For some, however, the scars will linger.

Bruce Heyman, former president Barack Obama’s ambassador to Canada, said the decision is good news, but that Trump owes Canada an apology for the way it’s been treated.

“He is like the arsonist who lights the fire, puts it out and declares some kind of victory … like he’s the saviour,” Heyman said.

Trudeau offered a shout-out to Canadian unions for their support, and said it helped the government hold firm to U.S. demands that it submit to quotas before lifting the tariffs.

“Ending tariffs means Canadians can get back to work,” Hassan Yussuf, the president of the Canadian Labour Congress, said on Twitter.

The Trudeau government branded the tariffs as illegal, absurd and insulting, warning that Canada and Mexico would struggle to ratify new deal, which Trump has branded the United States-Mexico-Canada Agreement, or USMCA, with the levies still in place.

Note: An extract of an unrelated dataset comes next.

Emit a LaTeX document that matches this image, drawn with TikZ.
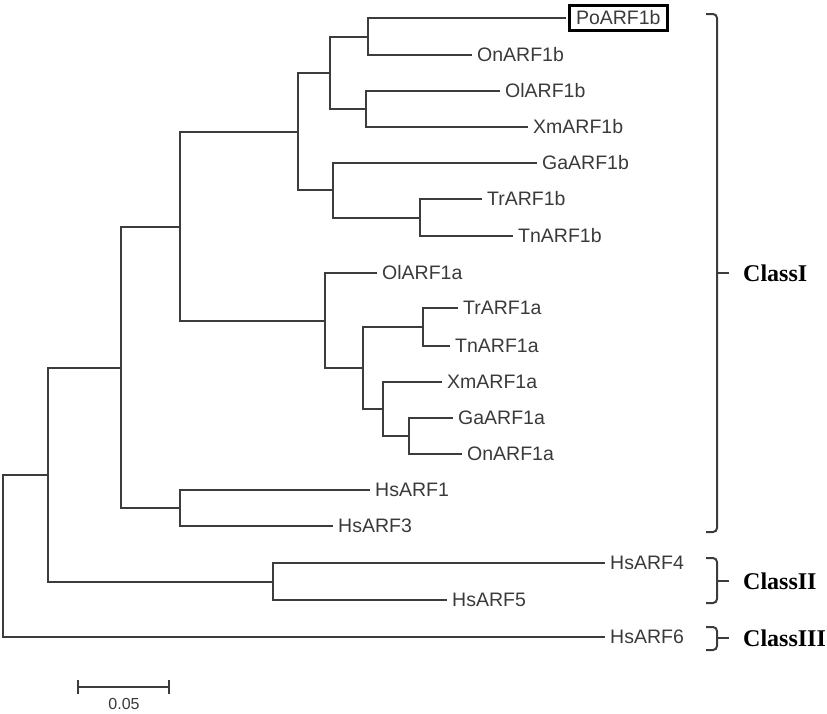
\documentclass[tikz,border=0pt]{standalone}
\usepackage{fontspec}
\setmainfont{Liberation Sans}
\newfontfamily\classfont{Liberation Serif}
\definecolor{treeline}{HTML}{3C3C3C}
\definecolor{labgray}{HTML}{3A3A3A}
\begin{document}
\begin{tikzpicture}[x=1pt,y=-1pt,
  branch/.style={draw=treeline,line width=2pt,line join=miter},
  lab/.style={anchor=west,inner sep=0pt,xshift=5pt,text=labgray,font=\fontsize{19.5}{22}\selectfont},
  boxlab/.style={anchor=west,draw=black,line width=3pt,inner xsep=7pt,inner ysep=5.5pt,xshift=1.5pt,text=labgray,font=\fontsize{19.5}{22}\selectfont},
  classlab/.style={anchor=west,inner sep=0pt,font=\classfont\bfseries\fontsize{24}{28}\selectfont},
  bracket/.style={draw=treeline,line width=2pt,rounded corners=4pt}]
\useasboundingbox (0,0) rectangle (827,713);
% leaf tips
\coordinate (tPo) at (566,18);
\coordinate (tOnB) at (472,55);
\coordinate (tOlB) at (500,91);
\coordinate (tXmB) at (528,127);
\coordinate (tGaB) at (537,163);
\coordinate (tTrB) at (482,199);
\coordinate (tTnB) at (513,236);
\coordinate (tOlA) at (377,273);
\coordinate (tTrA) at (458,308);
\coordinate (tTnA) at (450,346);
\coordinate (tXmA) at (442,382);
\coordinate (tGaA) at (453,418);
\coordinate (tOnA) at (462,454);
\coordinate (tHs1) at (370,490);
\coordinate (tHs3) at (333,526);
\coordinate (tHs4) at (605,563);
\coordinate (tHs5) at (447,600);
\coordinate (tHs6) at (605,637);
% labels
\node[boxlab] (lPo) at (tPo) {PoARF1b};
\node[lab] (lOnB) at (tOnB) {OnARF1b};
\node[lab] (lOlB) at (tOlB) {OlARF1b};
\node[lab] (lXmB) at (tXmB) {XmARF1b};
\node[lab] (lGaB) at (tGaB) {GaARF1b};
\node[lab] (lTrB) at (tTrB) {TrARF1b};
\node[lab] (lTnB) at (tTnB) {TnARF1b};
\node[lab] (lOlA) at (tOlA) {OlARF1a};
\node[lab] (lTrA) at (tTrA) {TrARF1a};
\node[lab] (lTnA) at (tTnA) {TnARF1a};
\node[lab] (lXmA) at (tXmA) {XmARF1a};
\node[lab] (lGaA) at (tGaA) {GaARF1a};
\node[lab] (lOnA) at (tOnA) {OnARF1a};
\node[lab] (lHs1) at (tHs1) {HsARF1};
\node[lab] (lHs3) at (tHs3) {HsARF3};
\node[lab] (lHs4) at (tHs4) {HsARF4};
\node[lab] (lHs5) at (tHs5) {HsARF5};
\node[lab] (lHs6) at (tHs6) {HsARF6};
% internal nodes
\coordinate (nA) at (368,36.5);
\coordinate (nB) at (366,109);
\coordinate (nC) at (330,73);
\coordinate (nD) at (420,217.5);
\coordinate (nE) at (333,190);
\coordinate (nF) at (298,132);
\coordinate (nG) at (423,327);
\coordinate (nH) at (409,436);
\coordinate (nI) at (383,409);
\coordinate (nJ) at (363,368);
\coordinate (nK) at (325,321);
\coordinate (nL) at (180,227);
\coordinate (nM) at (180,508);
\coordinate (nN) at (121,368);
\coordinate (nO) at (273,582);
\coordinate (nP) at (48,475);
\coordinate (nR) at (3,556);
% branches
\draw[branch] (tPo) -| (nA) |- (tOnB);
\draw[branch] (tOlB) -| (nB) |- (tXmB);
\draw[branch] (nA) -| (nC) |- (nB);
\draw[branch] (tTrB) -| (nD) |- (tTnB);
\draw[branch] (tGaB) -| (nE) |- (nD);
\draw[branch] (nC) -| (nF) |- (nE);
\draw[branch] (tTrA) -| (nG) |- (tTnA);
\draw[branch] (tGaA) -| (nH) |- (tOnA);
\draw[branch] (tXmA) -| (nI) |- (nH);
\draw[branch] (nG) -| (nJ) |- (nI);
\draw[branch] (tOlA) -| (nK) |- (nJ);
\draw[branch] (nF) -| (nL) |- (nK);
\draw[branch] (tHs1) -| (nM) |- (tHs3);
\draw[branch] (nL) -| (nN) |- (nM);
\draw[branch] (tHs4) -| (nO) |- (tHs5);
\draw[branch] (nN) -| (nP) |- (nO);
\draw[branch] (nP) -| (nR) |- (tHs6);
% scale bar
\coordinate (sL) at (78,687);
\coordinate (sR) at (169,687);
\draw[branch] (sL) -- (sR);
\draw[branch] ([yshift=-7pt]sL) -- ([yshift=7pt]sL);
\draw[branch] ([yshift=-7pt]sR) -- ([yshift=7pt]sR);
\node[text=labgray,font=\fontsize{16}{19}\selectfont,inner sep=0pt] (scl) at (124,704) {0.05};
% brackets
\draw[bracket] (706,14) -- (717,14) -- (717,532) -- (706,532);
\coordinate (b1) at (717,273);
\draw[branch] (b1) -- ++(12,0) coordinate (b1t);
\node[classlab] (c1) at (743,273) {ClassI};
\draw[bracket] (706,558) -- (717,558) -- (717,603) -- (706,603);
\coordinate (b2) at (717,581);
\draw[branch] (b2) -- ++(12,0) coordinate (b2t);
\node[classlab] (c2) at (743,581) {ClassII};
\draw[bracket] (706,627) -- (717,627) -- (717,650) -- (706,650);
\coordinate (b3) at (717,638);
\draw[branch] (b3) -- ++(12,0) coordinate (b3t);
\node[classlab] (c3) at (743,638) {ClassIII};
\end{tikzpicture}
\end{document}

Ottawa has also been working to demonstrate to Washington that it has taken steps to stem the flow of cheaper Chinese metals into Canada. But Canada stood firm with the U.S. on one key, related point: it has steadfastly refused to agree to quotas or other limits on its exports to get the tariffs lifted.

The agreement says the U.S. and Canada will establish a process for monitoring steel and aluminum trade between them.

It says the two countries will consult if there’s a surge of steel or aluminum imports “beyond historic volumes of trade over a period of time” and gives the countries the right re-impose 25 per-cent duties on steel and 10-per cent on aluminum.

Toronto trade lawyer Lawrence Herman said it’s too soon to predict whether Democrats in the U.S. House of Representatives will ratify the new North American trade pact.

“But it looks like some sense of sanity has prevailed in the White House at long last, helped along the way by huge pressure from the U.S. private sector that found these surcharges to be very hurtful.”